▶ **EXERCISE**
Extract every line that contains the word "matplotlib".
____
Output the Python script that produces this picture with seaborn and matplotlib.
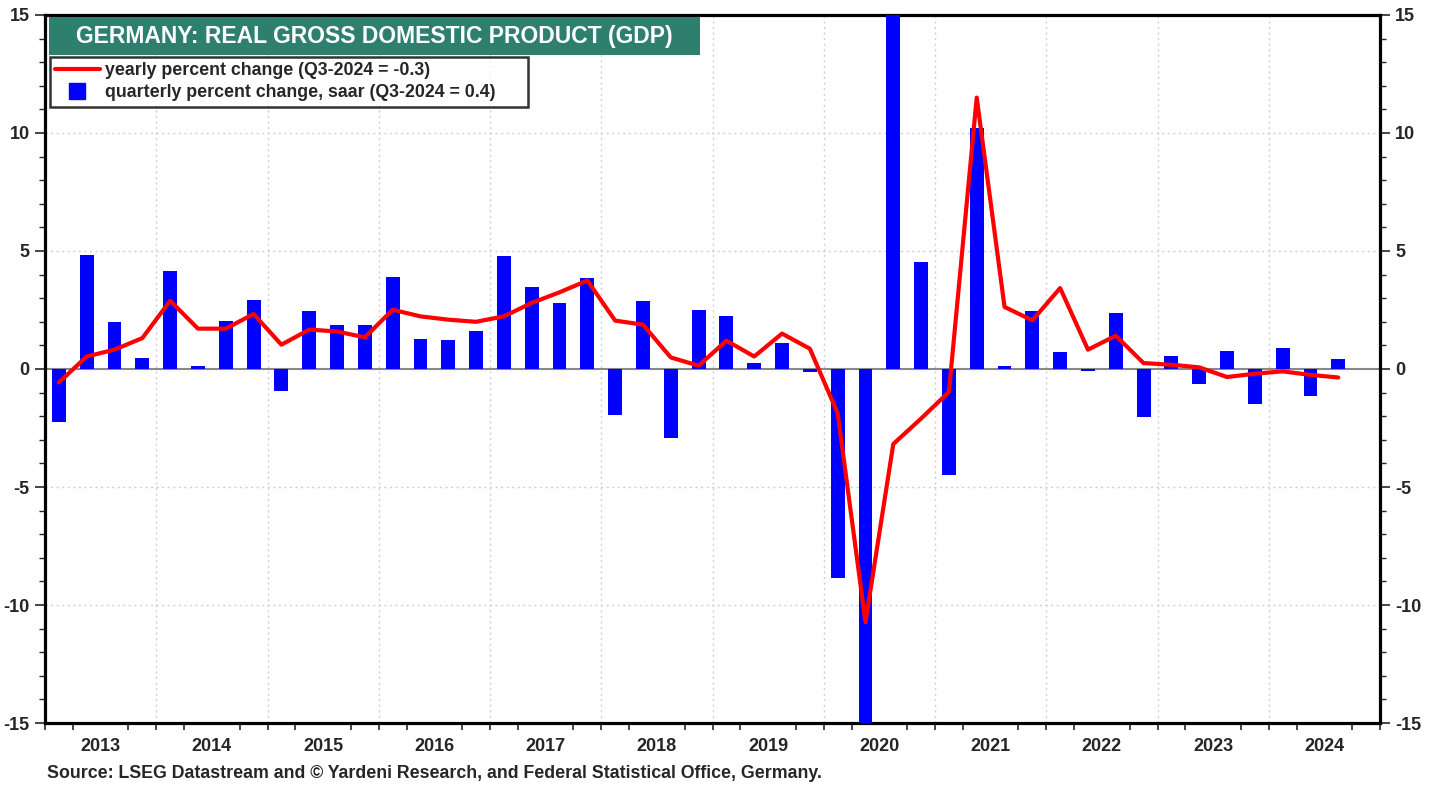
import numpy as np
import pandas as pd
import matplotlib

matplotlib.use('Agg')
import matplotlib.pyplot as plt
import seaborn as sns
from matplotlib.patches import Rectangle
from matplotlib.lines import Line2D

##################### data
quarters = pd.period_range('2013Q1', '2024Q3', freq='Q')
# quarterly percent change, saar
qoq = [-2.25, 4.84, 1.99, 0.47,
       4.17, 0.14, 2.05, 2.94,
       -0.92, 2.47, 1.85, 1.85,
       3.88, 1.28, 1.23, 1.61,
       4.80, 3.46, 2.80, 3.84,
       -1.95, 2.89, -2.91, 2.51,
       2.23, 0.27, 1.09, -0.14,
       -8.84, -33.0, 39.0, 4.55,
       -4.48, 10.2, 0.13, 2.46,
       0.70, -0.10, 2.36, -2.03,
       0.55, -0.62, 0.75, -1.48,
       0.89, -1.15, 0.42]
# yearly percent change
yoy = [-0.57, 0.53, 0.82, 1.31,
       2.89, 1.71, 1.71, 2.33,
       1.03, 1.67, 1.59, 1.34,
       2.51, 2.23, 2.09, 2.00,
       2.23, 2.80, 3.25, 3.75,
       2.05, 1.88, 0.49, 0.14,
       1.20, 0.53, 1.50, 0.86,
       -1.87, -10.73, -3.18, -2.10,
       -0.97, 11.5, 2.63, 2.06,
       3.43, 0.82, 1.41, 0.25,
       0.18, 0.07, -0.34, -0.20,
       -0.10, -0.25, -0.36]
years = list(range(2013, 2025))
year_labels = [str(y) for y in years]

title = 'GERMANY: REAL GROSS DOMESTIC PRODUCT (GDP)'
lab_yoy = 'yearly percent change (Q3-2024 = -0.3)'
lab_qoq = 'quarterly percent change, saar (Q3-2024 = 0.4)'
source = 'Source: LSEG Datastream and \u00a9 Yardeni Research, and Federal Statistical Office, Germany.'

# decimal year at the middle of each quarter
xq = np.array([q.year + (q.quarter - 1) * 0.25 + 0.125 for q in quarters])
df = pd.DataFrame({'x': xq, 'qoq': qoq, 'yoy': yoy})

sns.set_style('white')
plt.rcParams['font.family'] = ['Liberation Sans', 'DejaVu Sans']
plt.rcParams['font.weight'] = 'bold'
plt.rcParams['axes.unicode_minus'] = False

fig = plt.figure(figsize=[14.38, 7.87], dpi=100)
ax = fig.add_axes([45 / 1438, 64 / 787, 1335 / 1438, 708 / 787])

sns.barplot(data=df, x='x', y='qoq', native_scale=True, color='#0000ff', saturation=1,
            width=0.5, linewidth=0, errorbar=None, ax=ax, zorder=3)
sns.lineplot(data=df, x='x', y='yoy', color='#ff0000', lw=3.0, ax=ax, zorder=4)

ax.set_xlim(2013, 2025)
ax.set_ylim(-15, 15)

# grid
for y in years[1:]:
    ax.axvline(y, color='#cfcfcf', lw=1.0, ls=(0, (1.5, 2.5)), zorder=1)
for v in [-10, -5, 5, 10]:
    ax.axhline(v, color='#cfcfcf', lw=1.0, ls=(0, (1.5, 2.5)), zorder=1)
ax.axhline(0, color='#888888', lw=1.5, zorder=2)

# ticks
ax.set_xticks([y + 0.5 for y in years], year_labels)
ax.set_xticks(np.arange(2013, 2025.01, 0.25), minor=True)
ax.tick_params(axis='x', which='major', length=0, pad=11, labelsize=13)
ax.tick_params(axis='x', which='minor', length=5, width=1.2, direction='out', bottom=True)
ax.set_yticks(np.arange(-15, 16, 5))
ax.set_yticks(np.arange(-15, 16, 1), minor=True)
ax.tick_params(axis='y', which='major', length=7, width=1.2, direction='out',
               left=True, right=True, labelleft=True, labelright=True, labelsize=13, pad=4)
ax.tick_params(axis='y', which='minor', length=4, width=1.0, direction='out', left=True, right=True)
for lab in ax.get_xticklabels() + ax.get_yticklabels():
    lab.set_fontweight('bold')
ax.set_xlabel('')
ax.set_ylabel('')
for sp in ax.spines.values():
    sp.set_visible(True)
    sp.set_color('black')
    sp.set_linewidth(2.3)

# title box
ax.add_patch(Rectangle((0.003, 0.9435), 0.488, 0.053, transform=ax.transAxes,
                       facecolor='#2f7f6f', edgecolor='none', zorder=5))
ax.text(0.247, 0.970, title, transform=ax.transAxes, ha='center', va='center',
        color='white', fontsize=16.5, fontweight='bold', zorder=6)

# legend
handles = [Line2D([0], [0], color='#ff0000', lw=3.0),
           Line2D([0], [0], marker='s', color='none', markerfacecolor='#0000ff',
                  markeredgecolor='#0000ff', markersize=11)]
leg = ax.legend(handles, [lab_yoy, lab_qoq], loc='upper left',
                bbox_to_anchor=(0.0037, 0.941, 0.358, 0.0), mode='expand',
                borderaxespad=0, frameon=True, fancybox=False, prop={'size': 12.8, 'weight': 'bold'},
                handlelength=2.5, handletextpad=0.3, labelspacing=0.3, borderpad=0.3)
leg.get_frame().set_edgecolor('black')
leg.get_frame().set_linewidth(1.8)
leg.set_zorder(6)

fig.text(47 / 1438, 1 - 773 / 787, source, ha='left', va='center', fontsize=12.8, fontweight='bold')

fig.savefig('out.png', dpi=100)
____
▶ **SOLUTION TO THIS EXERCISE**
Output the Python script that produces this picture with seaborn and matplotlib.
import matplotlib
matplotlib.use('Agg')
import matplotlib.pyplot as plt
from matplotlib.patches import Rectangle
from matplotlib.lines import Line2D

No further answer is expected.